Cultura

Los símbolos de la matraca

Escribo estas líneas con el espíritu dislocado. Decidí recetarme la semifinal de los olímpicos entre el Tricolor y la Verdeamarela en vivo y sé que la desvelada me pasará factura los siguientes 17 días. Ya no está uno para esos trotes, lo sé porque me estuvo doliendo la cabeza los primeros quince o veinte minutos de un partido que se jugó a las infames tres de la mañana.

Alguien que practica el deporte extremo de trasnochar para saber lo que ocurre con un puñado de coterráneos pateando un balón del otro lado del mundo debería preocupar por su estabilidad mental. Y entiendo que además de este fulano austral hubo muchos más que sucumbieron a la tentación de ver al seleccionado nacional con el deseo de pasarle por encima a los sudamericanos.

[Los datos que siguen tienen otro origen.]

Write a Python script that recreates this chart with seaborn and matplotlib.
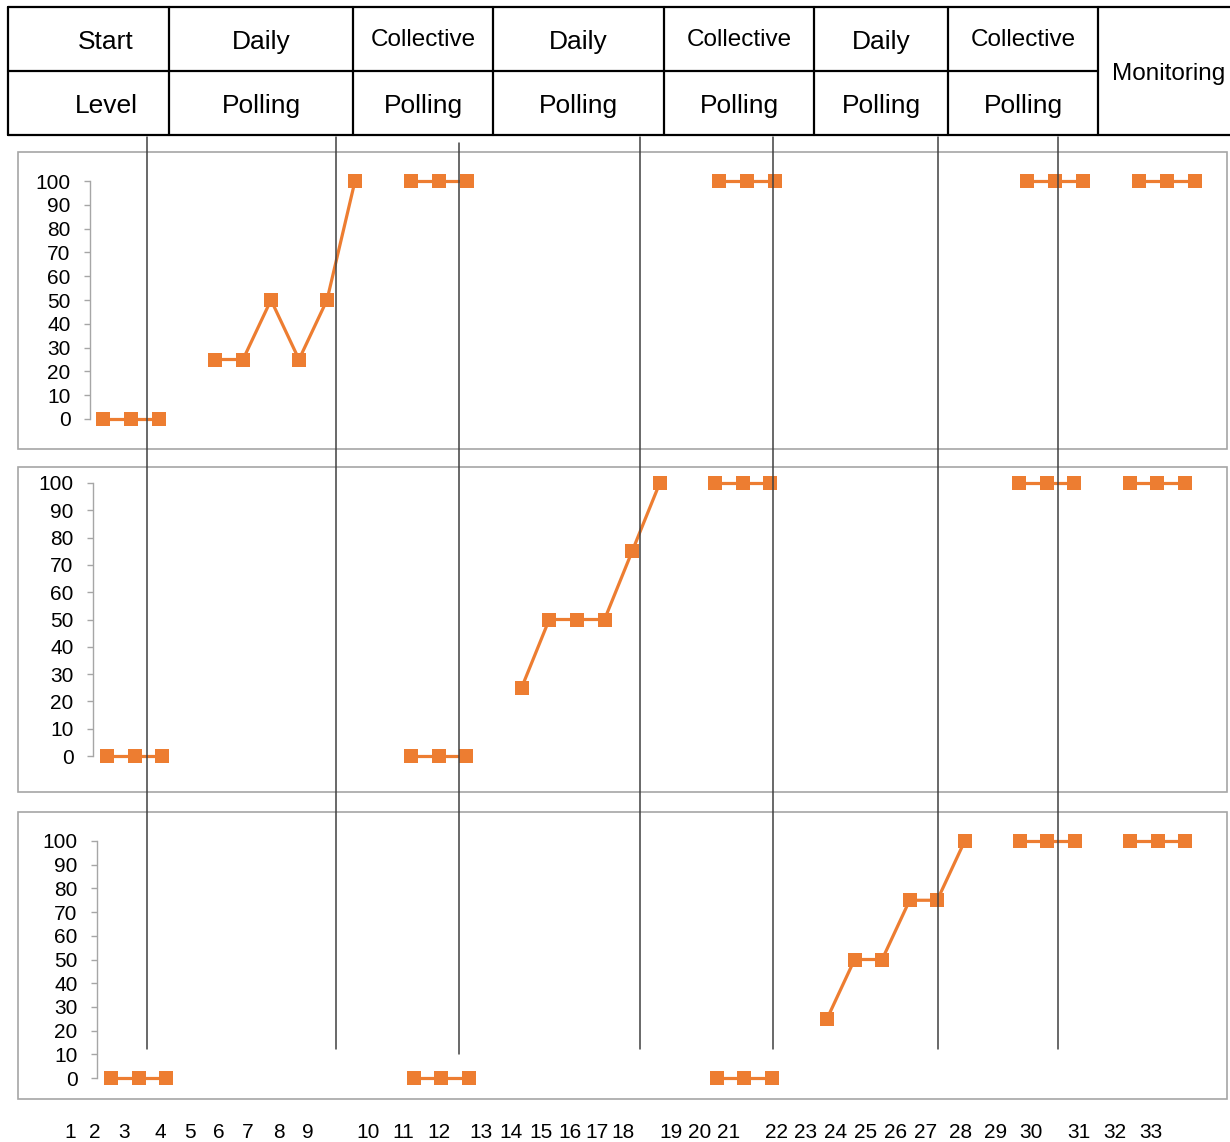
import numpy as np
import pandas as pd
import matplotlib
matplotlib.use("Agg")
import matplotlib.pyplot as plt
import seaborn as sns
from matplotlib.lines import Line2D
from matplotlib.patches import Rectangle

nan = np.nan

# ---------------- data ----------------
slots = list(range(40))
panel1 = [0, 0, 0, nan, 25, 25, 50, 25, 50, 100, nan, 100, 100, 100,
          nan, nan, nan, nan, nan, nan, nan, nan,
          100, 100, 100,
          nan, nan, nan, nan, nan, nan, nan, nan,
          100, 100, 100, nan, 100, 100, 100]
panel2 = [0, 0, 0, nan, nan, nan, nan, nan, nan, nan, nan, 0, 0, 0,
          nan, 25, 50, 50, 50, 75, 100, nan,
          100, 100, 100,
          nan, nan, nan, nan, nan, nan, nan, nan,
          100, 100, 100, nan, 100, 100, 100]
panel3 = [0, 0, 0, nan, nan, nan, nan, nan, nan, nan, nan, 0, 0, 0,
          nan, nan, nan, nan, nan, nan, nan, nan,
          0, 0, 0,
          nan, 25, 50, 50, 75, 75, 100, nan,
          100, 100, 100, nan, 100, 100, 100]

header_top = ["Start", "Daily", "Collective", "Daily", "Collective", "Daily", "Collective"]
header_bottom = ["Level", "Polling", "Polling", "Polling", "Polling", "Polling", "Polling"]
header_last = "Monitoring"

session_labels = ["1", "2", "3", "4", "5", "6", "7", "8", "9", "10", "11", "12",
                  "13", "14", "15", "16", "17", "18", "19", "20", "21", "22",
                  "23", "24", "25", "26", "27", "28", "29", "30", "31", "32", "33"]
y_ticks = [0, 10, 20, 30, 40, 50, 60, 70, 80, 90, 100]

# ---------------- layout (pixels) ----------------
W, H = 1230, 1142
ORANGE = "#ED7D31"
GRID_GRAY = "#a6a6a6"

def fx(px):
    return px / W

def fy(py):
    return 1 - py / H

panel_geom = [
    # spine_x, x_of_slot0, slot_spacing, y_of_100, y_of_0, box_top, box_bottom
    (90, 103, 28.0, 181, 419, 152, 449),
    (93, 107, 27.64, 483, 756, 467, 792),
    (97, 111, 27.54, 841, 1078, 812, 1099),
]
AX_RIGHT = 1215
BOX_L, BOX_R = 18, 1227

header_cols = [8, 169, 353, 493, 664, 814, 948, 1098]
header_text_x = [106, 261, 423, 578, 739, 881, 1023]
header_y = (7, 71, 135)

phase_lines = [(147, 137, 1049), (336, 137, 1049), (459, 143, 1054),
               (640, 137, 1049), (773, 137, 1049), (938, 137, 1049),
               (1058, 137, 1049)]

label_x = [70, 95, 124, 160, 190, 219, 248, 279, 308, 368, 403, 439,
           481, 511, 541, 570, 597, 623, 671, 700, 729, 777, 806, 836,
           866, 896, 926, 961, 996, 1031, 1079, 1115, 1151]
LABEL_Y = 1133

# ---------------- style ----------------
sns.set_style("white")
plt.rcParams["font.family"] = ["Liberation Sans", "DejaVu Sans"]
plt.rcParams["text.color"] = "black"
plt.rcParams["ytick.labelcolor"] = "black"

fig = plt.figure(figsize=(W / 100, H / 100), dpi=100)

for values, (sx, x0, dx, y100, y0, btop, bbot) in zip(
        [panel1, panel2, panel3], panel_geom):
    df = pd.DataFrame({"slot": slots, "value": values})
    df["segment"] = df["value"].isna().cumsum()
    df = df.dropna()

    ax = fig.add_axes([fx(sx), fy(y0), (AX_RIGHT - sx) / W, (y0 - y100) / H])
    sns.lineplot(data=df, x="slot", y="value", units="segment", estimator=None,
                 ax=ax, color=ORANGE, marker="s", markersize=10.5,
                 markeredgewidth=0, linewidth=2.3, legend=False)
    for ln in ax.lines:
        ln.set_clip_on(False)
    ax.set_xlim((sx - x0) / dx, (AX_RIGHT - x0) / dx)
    ax.set_ylim(0, 100)
    ax.set_yticks(y_ticks)
    ax.set_xticks([])
    ax.set_xlabel("")
    ax.set_ylabel("")
    ax.patch.set_alpha(0)
    for s in ["top", "right", "bottom"]:
        ax.spines[s].set_visible(False)
    ax.spines["left"].set_color(GRID_GRAY)
    ax.spines["left"].set_linewidth(1.0)
    ax.tick_params(axis="y", left=True, length=4, width=1.0, color=GRID_GRAY,
                   pad=10, labelsize=15, labelcolor="black")

    fig.patches.append(Rectangle((fx(BOX_L), fy(bbot)), (BOX_R - BOX_L) / W,
                                 (bbot - btop) / H, transform=fig.transFigure,
                                 fill=False, edgecolor=GRID_GRAY, linewidth=1.2,
                                 zorder=1))

# phase change lines
for x, t, b in phase_lines:
    fig.add_artist(Line2D([fx(x), fx(x)], [fy(t), fy(b)], transform=fig.transFigure,
                          color="#404040", linewidth=1.1, zorder=5))

# header table
LW = 1.6
top_y, mid_y, bot_y = header_y
fig.add_artist(Line2D([fx(8), fx(W)], [fy(top_y), fy(top_y)], color="black",
                      linewidth=LW, transform=fig.transFigure))
fig.add_artist(Line2D([fx(8), fx(header_cols[-1])], [fy(mid_y), fy(mid_y)],
                      color="black", linewidth=LW, transform=fig.transFigure))
fig.add_artist(Line2D([fx(8), fx(W)], [fy(bot_y), fy(bot_y)], color="black",
                      linewidth=LW, transform=fig.transFigure))
for cx in header_cols:
    fig.add_artist(Line2D([fx(cx), fx(cx)], [fy(top_y), fy(bot_y)], color="black",
                          linewidth=LW, transform=fig.transFigure))

for tx, t1, t2 in zip(header_text_x, header_top, header_bottom):
    if t1 == "Collective":
        fig.text(fx(tx), fy(40), t1, ha="center", va="center", fontsize=17.5)
    else:
        fig.text(fx(tx), fy(42), t1, ha="center", va="center", fontsize=19)
    fig.text(fx(tx), fy(106), t2, ha="center", va="center", fontsize=19)
fig.text(fx(1169), fy(74), header_last, ha="center", va="center", fontsize=17.5)

# session labels along bottom
for lx, lab in zip(label_x, session_labels):
    fig.text(fx(lx), fy(LABEL_Y), lab, ha="center", va="center", fontsize=15)

fig.savefig("out.png", dpi=100, facecolor="white")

Preguntarse qué lleva a alguien a sacrificar preciosas horas de sueño en pos del disfrute de la gloria ajena equivale a cuestionar a quien mira un programa de cocina y se le despierta el antojo sin pretender siquiera mover un dedo ni un sartén. Probablemente interviene el placer de la expectación, de esa actitud lúdica desde cuya pasividad se mira mejor (y con más seguridad) el mundo.

Pero además tiene el tufo de la afición, sentido de pertenencia por el cual basta con que un ente se haya suscrito en la misma nacionalidad que uno para que tenga lugar el milagro de la empatía. Esa que dura en tanto la competencia no haya finalizado y existan probabilidades, aunque remotas, de alzarse con el triunfo.

Por eso revierten importancia los juegos olímpicos y los mundiales de fútbol, sin dejar de lado cualquier otra competencia local o regional, independientemente del deporte del que se trate. Porque refleja la necesidad de mirarse en el otro, ya por simpatía, como ocurre con empresas particulares que a manera de equipos se hacen merecedoras de la hinchada, ya por la fiesta del nacionalismo.

Y si cualquier individuo está en condiciones de hacer el sacrificio necesario con tal de seguir a los protagonistas de las mitologías contemporáneas, la factura a pagar por los semidioses temporales es alta, pues las esperanzas de un pueblo están cifradas en el nivel de su esfuerzo y el improbable éxito. Más aún si el juego incluye símbolos identitarios.

Eso explica el malestar por el desdén que sugiere haber abandonado en la basura los uniformes del colectivo azteca de softbol. Y también la desazón por un resultado adverso como el de la madrugada, que ha llevado a tantos a perderla mirando una edición más de la epopeya por ganar contra la costumbre. En una de esas, como en Londres, se da lo que solo en sueños pasaba.

Paradójico que se evite dormir prefiriendo evocar la experiencia onírica despiertos. Sobre todo, cuando se celebra la afición por un equipo que, si bien tiene los colores mexicanos y el nombre del país, representa exclusivamente el nivel del deporte por el que está compitiendo. Eso y nada más.